OS ZUMBIS DA GUAIANASES


Enquanto José Serra, candidato enrustido à Presidência da República, tenta lançar seu nome através de uma legislação antifumo demagógica e pior – inconstitucional -, a droga corre solta nas ruas de São Paulo. A poucos minutos de táxi daqui de casa, na região da estação da Luz, há um vasto território onde o consumo de toda e qualquer droga é livre. Como a droga mais consumida é o crack, convencionou-se chamar aquele espaço de Cracolândia.

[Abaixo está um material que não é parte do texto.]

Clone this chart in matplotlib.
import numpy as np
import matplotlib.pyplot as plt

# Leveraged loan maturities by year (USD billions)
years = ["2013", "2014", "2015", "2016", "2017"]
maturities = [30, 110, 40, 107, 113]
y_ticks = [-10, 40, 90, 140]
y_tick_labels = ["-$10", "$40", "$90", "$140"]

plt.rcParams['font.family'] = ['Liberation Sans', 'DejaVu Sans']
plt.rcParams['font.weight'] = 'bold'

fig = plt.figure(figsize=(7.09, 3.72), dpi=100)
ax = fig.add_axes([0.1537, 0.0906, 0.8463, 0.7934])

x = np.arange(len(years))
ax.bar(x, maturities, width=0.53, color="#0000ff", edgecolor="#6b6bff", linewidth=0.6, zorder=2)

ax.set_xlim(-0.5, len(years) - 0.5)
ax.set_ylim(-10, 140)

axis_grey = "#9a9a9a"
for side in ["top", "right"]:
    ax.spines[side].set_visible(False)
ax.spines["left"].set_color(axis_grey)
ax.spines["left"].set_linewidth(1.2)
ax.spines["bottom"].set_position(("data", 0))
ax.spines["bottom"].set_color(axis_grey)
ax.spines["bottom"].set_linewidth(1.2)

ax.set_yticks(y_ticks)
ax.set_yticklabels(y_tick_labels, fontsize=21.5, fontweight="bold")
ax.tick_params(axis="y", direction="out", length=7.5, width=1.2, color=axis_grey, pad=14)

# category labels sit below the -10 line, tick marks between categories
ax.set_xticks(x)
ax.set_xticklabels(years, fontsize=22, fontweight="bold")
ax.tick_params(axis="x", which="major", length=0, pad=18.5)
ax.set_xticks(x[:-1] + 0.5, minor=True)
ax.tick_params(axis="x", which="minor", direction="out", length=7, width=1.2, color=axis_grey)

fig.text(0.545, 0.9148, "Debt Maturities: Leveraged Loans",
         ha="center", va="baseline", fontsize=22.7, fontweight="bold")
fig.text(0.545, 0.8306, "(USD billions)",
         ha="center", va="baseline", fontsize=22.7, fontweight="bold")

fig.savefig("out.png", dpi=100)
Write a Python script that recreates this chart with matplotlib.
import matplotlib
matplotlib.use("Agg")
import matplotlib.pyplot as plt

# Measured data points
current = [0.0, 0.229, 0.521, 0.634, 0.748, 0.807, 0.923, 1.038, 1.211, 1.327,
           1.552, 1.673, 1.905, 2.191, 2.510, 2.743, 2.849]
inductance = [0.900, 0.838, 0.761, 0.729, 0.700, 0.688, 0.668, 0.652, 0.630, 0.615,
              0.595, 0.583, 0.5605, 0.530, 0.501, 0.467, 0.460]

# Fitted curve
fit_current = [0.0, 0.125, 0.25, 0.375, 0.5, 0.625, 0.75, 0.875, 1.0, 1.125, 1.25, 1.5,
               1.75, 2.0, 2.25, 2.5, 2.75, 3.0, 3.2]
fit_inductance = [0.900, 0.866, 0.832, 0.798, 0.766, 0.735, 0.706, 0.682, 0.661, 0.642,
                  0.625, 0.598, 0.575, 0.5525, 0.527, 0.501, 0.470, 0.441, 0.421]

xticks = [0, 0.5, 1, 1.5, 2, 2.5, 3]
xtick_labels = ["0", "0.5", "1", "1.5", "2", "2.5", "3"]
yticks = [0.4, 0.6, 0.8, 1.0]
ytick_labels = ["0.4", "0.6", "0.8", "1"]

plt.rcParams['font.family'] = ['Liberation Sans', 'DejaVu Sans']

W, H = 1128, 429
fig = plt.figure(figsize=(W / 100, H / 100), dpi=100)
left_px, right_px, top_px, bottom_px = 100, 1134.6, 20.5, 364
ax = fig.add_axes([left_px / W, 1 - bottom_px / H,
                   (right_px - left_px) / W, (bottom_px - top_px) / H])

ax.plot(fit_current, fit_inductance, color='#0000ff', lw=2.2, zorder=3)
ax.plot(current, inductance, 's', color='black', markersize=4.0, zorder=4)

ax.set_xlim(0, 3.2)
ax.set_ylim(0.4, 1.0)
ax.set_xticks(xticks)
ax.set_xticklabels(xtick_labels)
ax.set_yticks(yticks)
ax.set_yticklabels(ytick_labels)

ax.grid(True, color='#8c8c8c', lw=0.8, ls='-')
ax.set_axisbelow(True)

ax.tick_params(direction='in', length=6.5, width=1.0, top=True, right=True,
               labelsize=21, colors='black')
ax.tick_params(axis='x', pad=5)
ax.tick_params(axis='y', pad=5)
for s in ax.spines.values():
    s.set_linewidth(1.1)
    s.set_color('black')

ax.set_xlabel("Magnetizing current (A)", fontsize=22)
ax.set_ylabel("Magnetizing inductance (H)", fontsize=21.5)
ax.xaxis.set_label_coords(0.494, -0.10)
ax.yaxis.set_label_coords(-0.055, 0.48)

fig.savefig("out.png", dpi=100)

Mas lá você encontra o que quiser, desde a canabis até a cocaína.

Não imagine o leitor que este comércio é operado na clandestinidade. Nada disso. Ocorre à luz do dia, em plena rua, na frente de viaturas de policiais. Não gosto muito da palavra dantesco, me parece um lugar comum, mas é a única que encontro para definir o local. Dante ilustrado por Doré. Certo dia, passei de táxi por uma extremidade da rua Guaianases, a que mais concentra drogados. Dantesco e assustador. Centenas de zumbis, crianças e adultos, homens e mulheres, enrolados em cobertores e capuzes, cachimbando crack, coalhavam a rua. Nenhum taxista ousa entrar no pedaço. Tudo isto no centro da mais imponente capital do continente.

A Prefeitura quer revitalizar a Cracolândia. Para isso, está tocando um projeto que chamou de Nova Luz. Uma vasta área está sendo desapropriada e será demolida para dar lugar a um centro administrativo. O que me parece uma ótica de cegos. Centros administrativos se tornam desertos depois das seis da tarde. Mesmo que os marginais sejam afastados durante o dia, todos voltarão à noite a seu habitat. Todas as semanas, os jornais nos trazem fotos de pobres coitados fumando crack. Alguns permanecem dias deitados, já nem conseguem parar em pé. Só a polícia, que tem um distrito policial justo na Cracolândia, parece não ver nada.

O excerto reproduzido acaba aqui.